Hence instead keeping having to loop through those ‘useless’ segments, we filter them out. That way we still have access to all of the segments if we need to but we improve the performance of our algorithm slightly.
All of the above will give you an idea of how the individual bits work, but what the following segment tries to achieve is to explain how all the components are linked together.
The image below is a static overview of how different components in our system interact. The core of the entire system is the ‘Simulate real-time thread’. It is responsible for simulating a real-time environment where reports come in at a certain point in time. Since all of the data that we have right now is static and stored in our database, the real-time thread continuously requests and fetches new reports from the database.

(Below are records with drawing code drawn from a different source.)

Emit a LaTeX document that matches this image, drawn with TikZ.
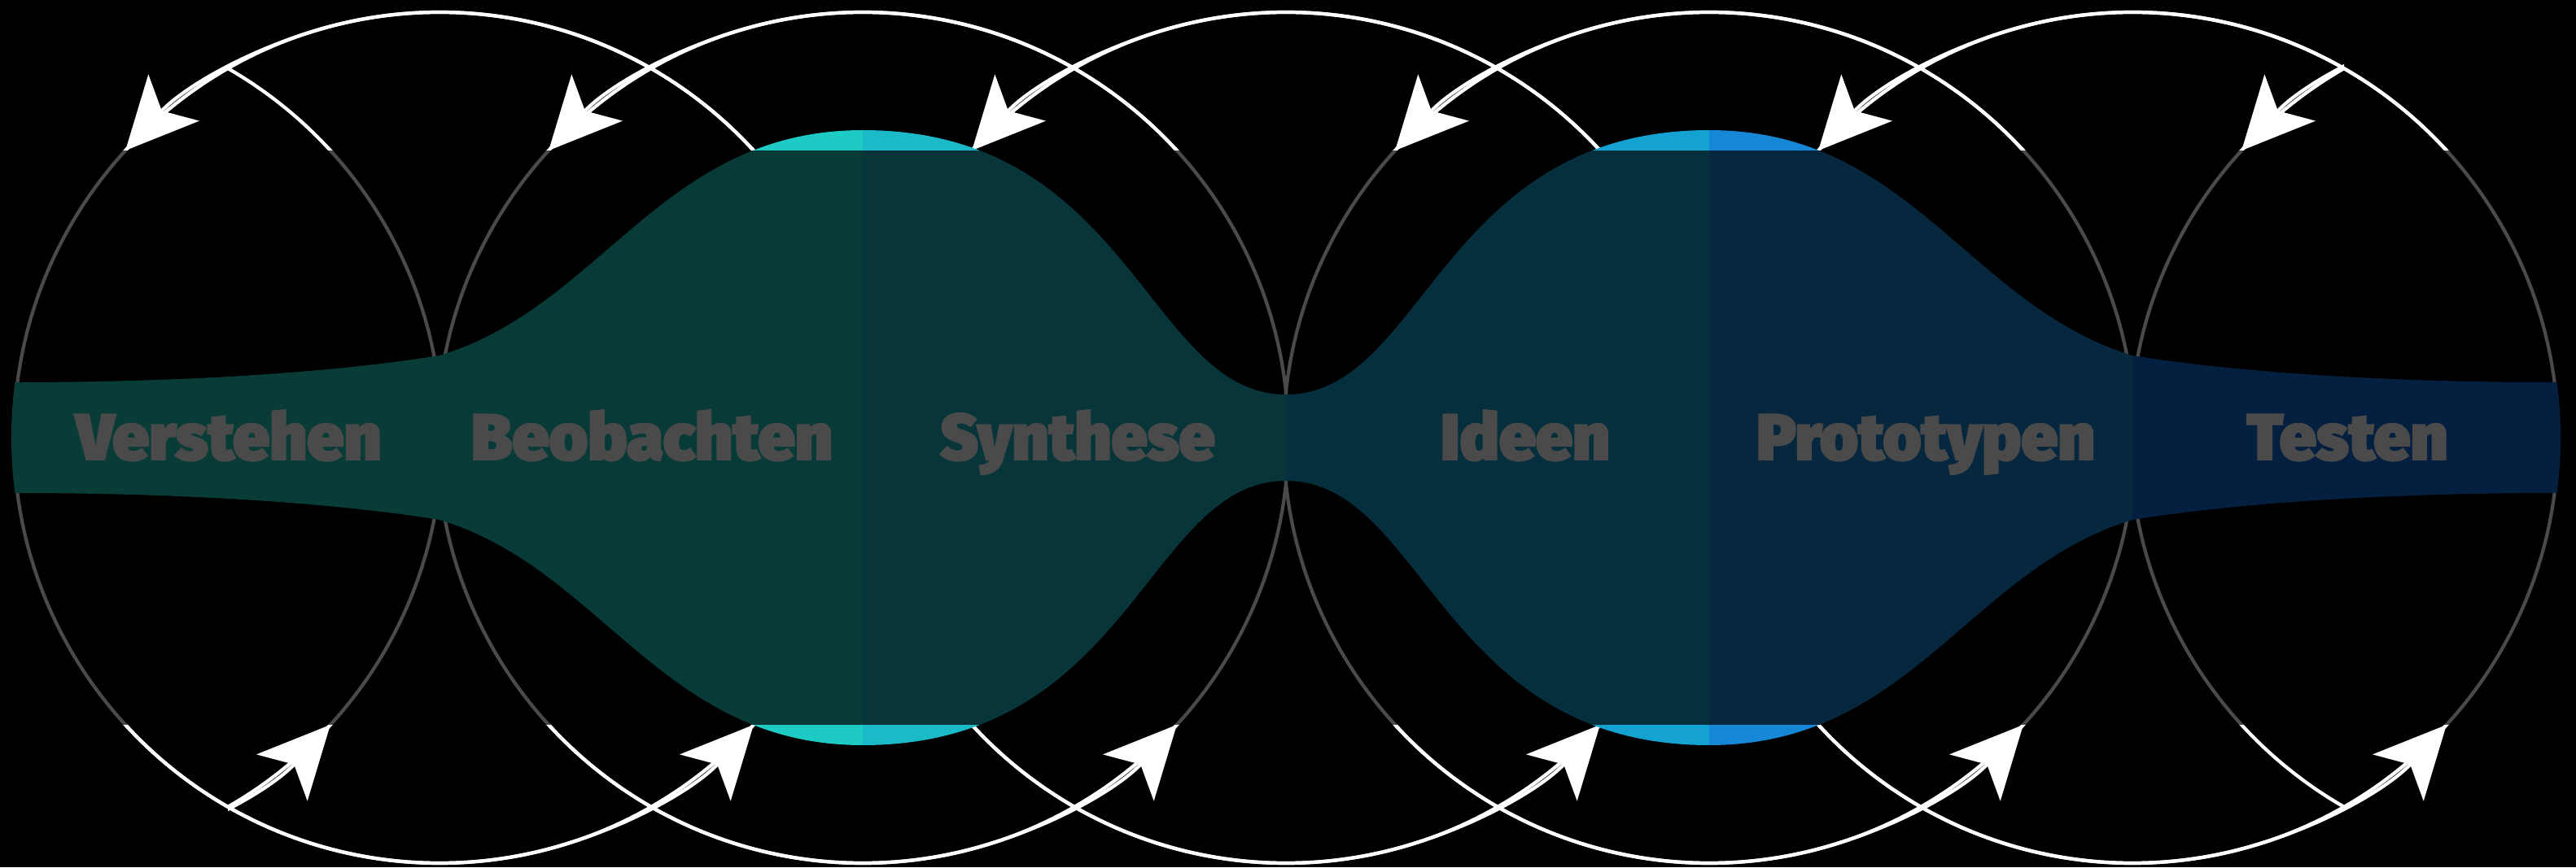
\documentclass[tikz,border=0pt]{standalone}
\usepackage{fontspec}
\usepackage{graphicx}
\usetikzlibrary{arrows.meta}
\IfFontExistsTF{Fira Sans Black}{\newfontfamily\labfont{Fira Sans Black}[FakeBold=2.5]}{%
  \IfFontExistsTF{Fira Sans Heavy}{\newfontfamily\labfont{Fira Sans Heavy}[FakeBold=2.5]}{%
    \newfontfamily\labfont{Fira Sans}[UprightFont=* Bold, FakeBold=4]}}
\definecolor{cV}{HTML}{22D1BE}
\definecolor{cB}{HTML}{1ECBC4}
\definecolor{cS}{HTML}{1BBAC8}
\definecolor{cI}{HTML}{13A2D2}
\definecolor{cP}{HTML}{1587D6}
\definecolor{cT}{HTML}{0F6BDB}
\newdimen\fitw
\newcommand\fitlab[2]{\setbox0=\hbox{\labfont\fontsize{22.7pt}{24pt}\selectfont #1}\fitw=\wd0\relax\pgfmathsetmacro\fitsc{#2*0.284528/\fitw}\scalebox{\fitsc}[1]{\box0}}
\tikzset{
  ring/.style={draw=white, line width=1.2pt},
  arr/.style={ring, -{Stealth[length=25pt, width=24pt, inset=6.2pt]}},
  lbl/.style={text=white, inner sep=0pt, anchor=base},
  veil/.style={fill=black, opacity=0.71},
}
\begin{document}
\begin{tikzpicture}[x=0.01cm, y=0.01cm]
\useasboundingbox (0,0) rectangle (3165,1066);
\clip (0,0) rectangle (3165,1066);
\fill[black] (0,0) rectangle (3165,1066);
% circle centres
\foreach \k/\xx in {0/20,1/540,2/1060,3/1580,4/2100,5/2620,6/3140}
  \coordinate (c\k) at (\xx,528);
% full circles 1..5
\foreach \k in {1,...,5}{
  \draw[ring] (c\k) circle[radius=523];
  \draw[arr] (c\k) ++(42.45:523) arc[start angle=42.45, end angle=137.55, radius=523];
  \draw[arr] (c\k) ++(222.45:523) arc[start angle=222.45, end angle=317.55, radius=523];
}
% partial circle at the left
\begin{scope}
  \clip (280,0) rectangle (3165,1066);
  \draw[ring] (c0) circle[radius=523];
  \draw[arr] (c0) ++(222.45:523) arc[start angle=222.45, end angle=317.55, radius=523];
\end{scope}
% partial circle at the right
\begin{scope}
  \clip (0,0) rectangle (2880,1066);
  \draw[ring] (c6) circle[radius=523];
  \draw[arr] (c6) ++(42.45:523) arc[start angle=42.45, end angle=137.55, radius=523];
\end{scope}
% band
\begin{scope}
  \clip (18.4,596) .. controls (250,596) and (430,611) .. (540,629)
    .. controls (740,689) and (813,906) .. (1060,906)
    .. controls (1390,906) and (1410,581) .. (1580,581)
    .. controls (1750,581) and (1770,906) .. (2100,906)
    .. controls (2347,906) and (2420,689) .. (2620,629)
    .. controls (2730,611) and (2910,596) .. (3141.6,596)
    arc[start angle=7.43, end angle=-7.43, radius=526]
    .. controls (2910,460) and (2730,445) .. (2620,427)
    .. controls (2420,367) and (2347,150) .. (2100,150)
    .. controls (1770,150) and (1750,475) .. (1580,475)
    .. controls (1410,475) and (1390,150) .. (1060,150)
    .. controls (813,150) and (740,367) .. (540,427)
    .. controls (430,445) and (250,460) .. (18.4,460)
    arc[start angle=187.43, end angle=172.57, radius=526] -- cycle;
  \fill[cV] (0,0) rectangle (540,1066);
  \fill[cB] (540,0) rectangle (1060,1066);
  \fill[cS] (1060,0) rectangle (1580,1066);
  \fill[cI] (1580,0) rectangle (2100,1066);
  \fill[cP] (2100,0) rectangle (2620,1066);
  \fill[cT] (2620,0) rectangle (3165,1066);
\end{scope}
% labels
\node[lbl] (t1) at (281,501) {\fitlab{Verstehen}{375}};
\node[lbl] (t2) at (801,501) {\fitlab{Beobachten}{444}};
\node[lbl] (t3) at (1324,501) {\fitlab{Synthese}{337}};
\node[lbl] (t4) at (1874,501) {\fitlab{Ideen}{208}};
\node[lbl] (t5) at (2366,501) {\fitlab{Prototypen}{416}};
\node[lbl] (t6) at (2884,501) {\fitlab{Testen}{247}};
% darkening veil over the middle strip
\fill[veil] (0,175) rectangle (3165,881);
\end{tikzpicture}
\end{document}
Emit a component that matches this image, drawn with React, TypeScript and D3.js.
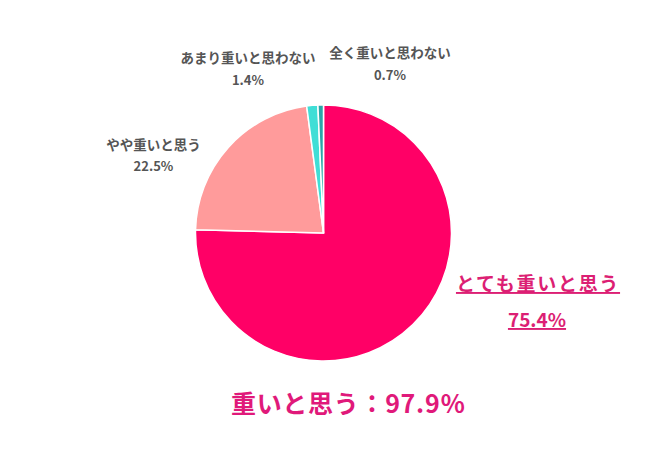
import { useEffect, useRef } from "react";
import * as d3 from "d3";

const categories = ["とても重いと思う", "やや重いと思う", "あまり重いと思わない", "全く重いと思わない"];
const values = [75.4, 22.5, 1.4, 0.7];
const colors = ["#FF0066", "#FF9B9B", "#40DED6", "#2AA6A8"];
const totalLabel = "重いと思う：97.9％";

export default function App() {
  const svgRef = useRef<SVGSVGElement>(null);

  useEffect(() => {
    const width = 650;
    const height = 457;
    const svg = d3.select(svgRef.current).attr("width", width).attr("height", height);
    svg.selectAll("*").remove();

    const cx = 323.5;
    const cy = 233;
    const r = 128;

    // pie from 12 o'clock, clockwise, keep input order
    const pie = d3.pie<number>().sort(null).value((d) => d);
    const arc = d3.arc<d3.PieArcDatum<number>>().innerRadius(0).outerRadius(r);

    const g = svg.append("g").attr("transform", `translate(${cx},${cy})`);
    g.selectAll("path")
      .data(pie(values))
      .join("path")
      .attr("d", arc)
      .attr("fill", (_, i) => colors[i])
      .attr("stroke", "#fff")
      .attr("stroke-width", 1.5);

    const font = "'Noto Sans CJK JP', 'Noto Sans', sans-serif";

    // small gray labels
    const small = [
      { i: 1, x: 153.5, y1: 150, y2: 171 },
      { i: 2, x: 248, y1: 63, y2: 85 },
      { i: 3, x: 390, y1: 58, y2: 80 },
    ];
    small.forEach((s) => {
      svg
        .append("text")
        .attr("x", s.x)
        .attr("y", s.y1)
        .attr("text-anchor", "middle")
        .attr("font-family", font)
        .attr("font-weight", "bold")
        .attr("font-size", 13.5)
        .attr("fill", "#555")
        .text(categories[s.i]);
      svg
        .append("text")
        .attr("x", s.x)
        .attr("y", s.y2)
        .attr("text-anchor", "middle")
        .attr("font-family", font)
        .attr("font-weight", "bold")
        .attr("font-size", 13)
        .attr("fill", "#555")
        .text(`${values[s.i]}%`);
    });

    // main slice label, underlined
    const pink = "#DC1F74";
    svg
      .append("text")
      .attr("x", 538)
      .attr("y", 291)
      .attr("text-anchor", "middle")
      .attr("font-family", font)
      .attr("font-weight", "bold")
      .attr("font-size", 19)
      .attr("letter-spacing", 1.7)
      .attr("text-decoration", "underline")
      .attr("fill", pink)
      .text(categories[0]);
    svg
      .append("text")
      .attr("x", 537)
      .attr("y", 327)
      .attr("text-anchor", "middle")
      .attr("font-family", font)
      .attr("font-weight", "bold")
      .attr("font-size", 19)
      .attr("text-decoration", "underline")
      .attr("fill", pink)
      .text(`${values[0]}%`);

    // total
    svg
      .append("text")
      .attr("x", 348.5)
      .attr("y", 413)
      .attr("text-anchor", "middle")
      .attr("font-family", font)
      .attr("font-weight", "bold")
      .attr("font-size", 25)
      .attr("letter-spacing", 0.7)
      .attr("fill", "#E0197A")
      .text(totalLabel);
  }, []);

  return (
    <div style={{ position: "absolute", left: 0, top: 0, background: "#fff" }}>
      <svg ref={svgRef}></svg>
    </div>
  );
}
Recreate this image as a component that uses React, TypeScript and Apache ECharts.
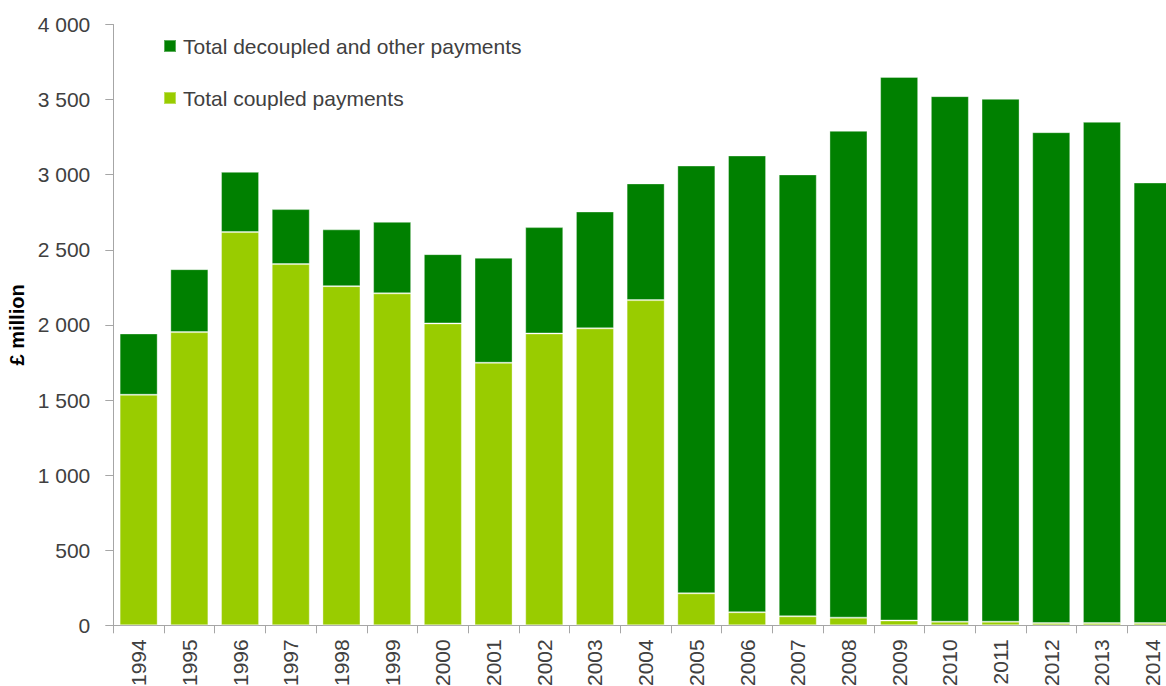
import React, { useEffect, useRef } from "react";
import * as echarts from "echarts";

const years = ["1994","1995","1996","1997","1998","1999","2000","2001","2002","2003","2004","2005","2006","2007","2008","2009","2010","2011","2012","2013","2014"];
const coupled = [1535, 1952, 2618, 2405, 2258, 2210, 2010, 1748, 1943, 1977, 2165, 213, 87, 60, 51, 32, 24, 24, 15, 15, 15];
const decoupled = [408, 419, 401, 366, 378, 476, 461, 699, 708, 778, 777, 2848, 3041, 2942, 3241, 3619, 3499, 3481, 3268, 3337, 2933];
const yTicks = [0, 500, 1000, 1500, 2000, 2500, 3000, 3500, 4000];

const NAME_DEC = "Total decoupled and other payments";
const NAME_COU = "Total coupled payments";
const FONT = "'Liberation Sans', Arial, sans-serif";
const TXT = "#404040";
const AXIS = "#a6a6a6";

const fmt = (v: number) => {
  const s = String(v);
  return s.length > 3 ? s.slice(0, s.length - 3) + " " + s.slice(s.length - 3) : s;
};

export default function App() {
  const ref = useRef<HTMLDivElement>(null);
  useEffect(() => {
    if (!ref.current) return;
    const chart = echarts.init(ref.current, undefined, { renderer: "svg" });
    const legendBase = {
      orient: "vertical" as const,
      left: 158,
      icon: "rect",
      itemWidth: 12,
      itemHeight: 12,
      textStyle: { fontFamily: FONT, fontSize: 21, color: TXT, lineHeight: 21, padding: [0, 0, 0, 2] },
    };
    chart.setOption({
      animation: false,
      backgroundColor: "#ffffff",
      textStyle: { fontFamily: FONT },
      legend: [
        { ...legendBase, top: 30.5, data: [NAME_DEC] },
        { ...legendBase, top: 82.5, data: [NAME_COU] },
      ],
      grid: { left: 113.3, right: 0, top: 24.5, bottom: 60.7, containLabel: false, outerBoundsMode: "none" },
      xAxis: {
        type: "category",
        data: years,
        axisLine: { lineStyle: { color: AXIS, width: 1 } },
        axisTick: { show: true, length: 8, lineStyle: { color: AXIS } },
        axisLabel: { rotate: 90, margin: 14, fontSize: 21, color: TXT, fontFamily: FONT, interval: 0 },
      },
      yAxis: {
        type: "value",
        min: yTicks[0],
        max: yTicks[yTicks.length - 1],
        interval: 500,
        name: "£ million",
        nameLocation: "middle",
        nameGap: 85,
        nameRotate: 90,
        nameTextStyle: { fontSize: 20, fontWeight: "bold", color: "#000", fontFamily: FONT },
        axisLine: { show: true, lineStyle: { color: AXIS, width: 1 } },
        axisTick: { show: true, length: 8, lineStyle: { color: AXIS } },
        splitLine: { show: false },
        axisLabel: { margin: 23, fontSize: 21, color: TXT, fontFamily: FONT, formatter: (v: number) => fmt(v) },
      },
      series: [
        {
          name: NAME_COU,
          type: "bar",
          stack: "total",
          data: coupled,
          barCategoryGap: "25%",
          itemStyle: { color: "#99cc00", borderColor: "rgba(255,255,255,0.35)", borderWidth: 1 },
        },
        {
          name: NAME_DEC,
          type: "bar",
          stack: "total",
          data: decoupled,
          barCategoryGap: "25%",
          itemStyle: { color: "#008000", borderColor: "rgba(255,255,255,0.35)", borderWidth: 1 },
        },
      ],
    });
    return () => chart.dispose();
  }, []);
  return (
    <div
      ref={ref}
      style={{ position: "fixed", left: 0, top: 0, width: 1178, height: 686, background: "#fff" }}
    />
  );
}
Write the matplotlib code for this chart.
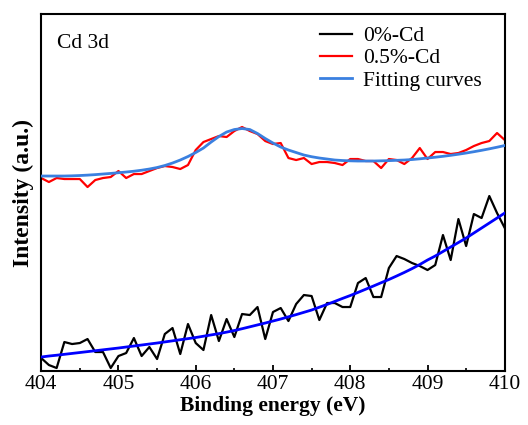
import numpy as np
from matplotlib import pyplot as plt
from matplotlib.ticker import MultipleLocator

# binding energy grid, 0.1 eV steps
energy = np.round(np.arange(404.0, 410.001, 0.1), 1)

# 0%-Cd raw data (a.u.)
cd0 = [13, 6, 3, 29, 27, 28, 32, 19, 19, 3,
       15, 18, 33, 15, 24, 12, 37, 43, 17, 47,
       28, 21, 56, 30, 52, 34, 57, 56, 64, 32,
       59, 63, 50, 67, 76, 75, 51, 68, 68, 64,
       64, 88, 93, 74, 74, 103, 115, 112, 108, 105,
       101, 106, 136, 111, 152, 125, 157, 153, 175, 158,
       143]

# 0%-Cd fitting curve
cd0_fit = [14, 15, 15.8, 16.7, 17.6, 18.5, 19.4, 20.3, 21.2, 22.1,
           23, 24, 25, 26, 27, 28, 29.1, 30.2, 31.3, 32.4,
           33.5, 34.8, 36.1, 37.4, 38.9, 40.5, 42.3, 44.2, 46.1, 48,
           50, 52, 54.2, 56.4, 58.7, 61, 63.8, 66.6, 69.6, 72.6,
           75.5, 78.6, 81.8, 85, 88.3, 91.5, 95, 98.6, 102.4, 106.5,
           111, 115, 119.5, 124, 128.5, 133, 138, 143, 148, 153,
           158]

# 0.5%-Cd raw data (a.u.)
cd05 = [193, 189, 193, 192, 192, 192, 184, 191, 193, 194,
        200, 193, 197, 197, 200, 203, 205, 204, 202, 206,
        221, 229, 232, 235, 234, 240, 244, 240, 237, 230,
        227, 228, 213, 211, 213, 207, 209, 209, 208, 206,
        212, 212, 210, 210, 203, 212, 211, 207, 213, 223,
        212, 219, 219, 217, 218, 221, 225, 228, 230, 238,
        231]

# 0.5%-Cd fitting curve
cd05_fit = [195, 195, 195, 195, 195.2, 195.5, 195.9, 196.4, 197, 197.6,
            198.3, 199, 199.8, 200.8, 202, 203.5, 205.5, 208, 211, 214.5,
            218.5, 223, 229, 234.5, 239, 241.5, 242.5, 241.5, 237.5, 232.5,
            228, 224, 221, 218.5, 216, 214.3, 213, 212, 211, 210.5,
            210.2, 210, 210, 210, 210.2, 210.4, 210.7, 211, 211.5, 212.2,
            213, 213.8, 214.7, 215.7, 216.8, 218, 219.3, 220.7, 222.2, 223.8,
            225.5]

plt.rcParams['font.family'] = ['Liberation Serif', 'DejaVu Serif']
fs = 15.5

fig = plt.figure(figsize=(5.28, 4.25), dpi=100)
ax = fig.add_axes([0.078, 0.127, 0.878, 0.840])

ax.plot(energy, cd0, color='black', lw=1.6, label='0%-Cd', zorder=2)
ax.plot(energy, cd05, color='#ff0000', lw=1.6, label='0.5%-Cd', zorder=2)
ax.plot(energy, cd05_fit, color='#3a80e0', lw=2.0, label='Fitting curves', zorder=3)
ax.plot(energy, cd0_fit, color='#0000ff', lw=2.0, zorder=3)

ax.set_xlim(404, 410)
ax.set_ylim(0, 357)
ax.xaxis.set_major_locator(MultipleLocator(1))
ax.xaxis.set_minor_locator(MultipleLocator(0.5))
ax.tick_params(axis='x', which='major', direction='in', length=4, width=1.3,
               labelsize=fs, pad=3)
ax.tick_params(axis='x', which='minor', direction='in', length=2.5, width=1.2)
ax.set_yticks([])
for s in ax.spines.values():
    s.set_linewidth(1.5)

ax.set_xlabel('Binding energy (eV)', fontsize=fs, fontweight='bold', labelpad=1)
ax.set_ylabel('Intensity (a.u.)', fontsize=17, fontweight='bold', labelpad=5)

ax.text(0.035, 0.945, 'Cd 3d', transform=ax.transAxes, fontsize=fs,
        ha='left', va='top')

ax.legend(loc='upper right', frameon=False, fontsize=fs, handlelength=1.5,
          handletextpad=0.5, labelspacing=0.1, borderaxespad=0.0,
          bbox_to_anchor=(0.969, 0.99))

fig.savefig('out.png', dpi=100)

Whenever the simulate real-time thread simulates a new report coming in, it submits it to the threadpool for processing. Depending the kind of data, one of the threads in the threadpool will either execute the ‘Add GPS’ code or the ‘Add Trust’ code. These two components are the main parts that are responsible for generating the segments. They continuously go over the segments, create new segments and append to the best possible segment.
After one of the threads has added a trust report, it also performs something that we call interpolating. Instead of just manipulating one segment, the thread goes over a large subset of segments and tries to improve their quality by for instance combining or splitting several segments.
On top of doing processing on the segments, the threadpool often requires data from the database. However to abstract away any concurrency issues with querying the database, a separate component, called, db_queries takes care of that. Also, whenever one of the threads changes one of the segments, the socket.io component gets notified to provide a real-time experience in the browser.
Next, the simulate real-time thread is also responsible for instantiating a cleaner thread. This thread was introduced to optimize the algorithm because ‘Add GPS’ and ‘Add Trust’ often loops through a large subset of the segments. But we already know that for some of these segments, there is a tiny probability of a report being added to it. Therefore, the cleaner thread goes over the segments every 10 (simulated) minutes and stores these segments somewhere else.
Finally, we also have a Flask server that deals with the actual communications between the server and the client.
The diagram below is not a real UML sequence diagram, but we use it to show the dynamic behavior of different components on the server. The simulate real-time thread is again at the core of our application and provides the threadpool with reports to be processed. Depending on the type or report, one of the threads then executes the ‘Add GPS’ or the ‘Add trust’ code. Both of these components then update the segments. Each time, after a thread has executed the ‘Add trust’ code, it also performs interpolation on a subset of the segments, which then, in turn, updates the segments again.
Every 10 minutes, the cleaner thread also goes over the segments and removes any that it considers to be ‘dead’. Finally, whenever flask serves the application, it fetches all of the segments (including the dead ones).
The algorithm constructed the segments according to our specifications to a reasonable extent. Unfortunately due to the nature of the problem, there is no way to test the outputs programmatically but after carefully analyzing the data ourself, we can conclude that the outputs could have been used, together with some human assistance to identify all of the rolling stocks that divert from the genius allocations. There were however still various problems with this approach.
Due to all of these problems, we decided that the segments were not the right way to go. Instead of having to oblige to a set of specifications that the segments introduced, we wanted to implement a simpler algorithm.